Kimber will be my next rifle choice too...

Ryan


----------



## ruger1 (Aug 16, 2006)

I can't top what others have already said. My father got a Kimber Classic in 270 this summer. He loves it. I'm purchasing a Kimber Montana in 270 WSM this winter. Outstanding for a factory rifle.


----------



## hunt4P&amp;Y (Sep 23, 2004)

One thing you need to know before you buy one. You need to buy Kimber bases for them. They are the only ones that fit. I did this and then the guy at scheels was like ahh the Leupold rings fit and they are cheaper. I was adiment that I wanted the Kimber rings. He talked me out of them, because they didn't have the Kimber rings. They put it togather, and as I watched them do it I noticed there is like a groove in there bases. Put it on went home, started to try and move the scope, and sure enough there was play. I brought it back and told them they are taking the rings back they did. I then ordered them, they woulden't order them because they have to put in like a $300 order to kimber. I was like WTF put a new gun on there to replace the one I bought.. needless to say they woulden't. Went online to Kimber and ordered the rings. Got them put them on and there rings have a tounge on them CRAZY huh.. A TOUNGE AND GROOVE! :lol: I put it togather and brought it back to Scheels and showed them. They were blown away WOW that fits nice and tight.

What I am getting at is buy the Kimber Rings and bases they are the same price as anything else, but you may have to order them. Well worth it though they lock that scope on tight and there is no play side to side. even if the bolts aren't all that tight!

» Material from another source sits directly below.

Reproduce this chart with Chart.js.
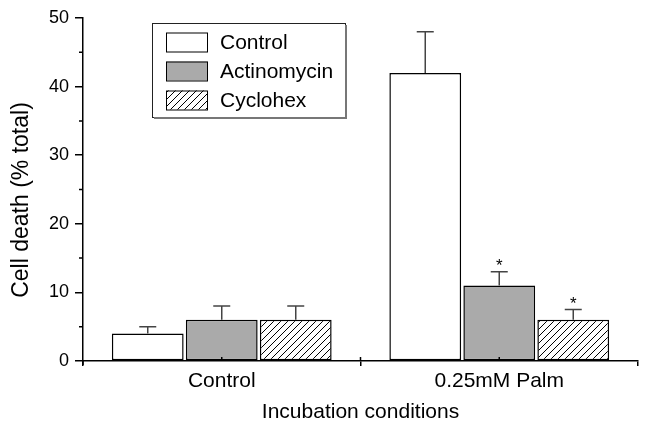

Just thought I would throw that out there. So all of the people that have bought a Kimber from Scheels are running around with Leopold rings on there might want to switch. They may work alright but Kimbers system Is SWEET!

Sorry for the long hyjack but thought you needed to know. Good luck!


----------



## Wyomingpredator (Oct 16, 2007)

My old man bought a kimber 8400 in 338 federal and loves it shoots sub 1" groups at 100 yards with factory ammo. It literally flipped his whitetail over and stuck its antlers in the dirt at 75 yards. Leupold bases will fit them, not that I want to argue with hunt4p&y but that is what are on dads gun and no play or it would not shoot 1" groups. also I know that kimber will honor their waranty because dad also bought a Kimber ultra carry II in 45 ACP and had a shell blow the mag out the bottom of grip and lodge action 1/4 inch open. Kimber said they believe the shell was remanufactured(HSM or other producer) and that was the prob but they still fixed the pin that broke free of charge. Except for shipping fees


----------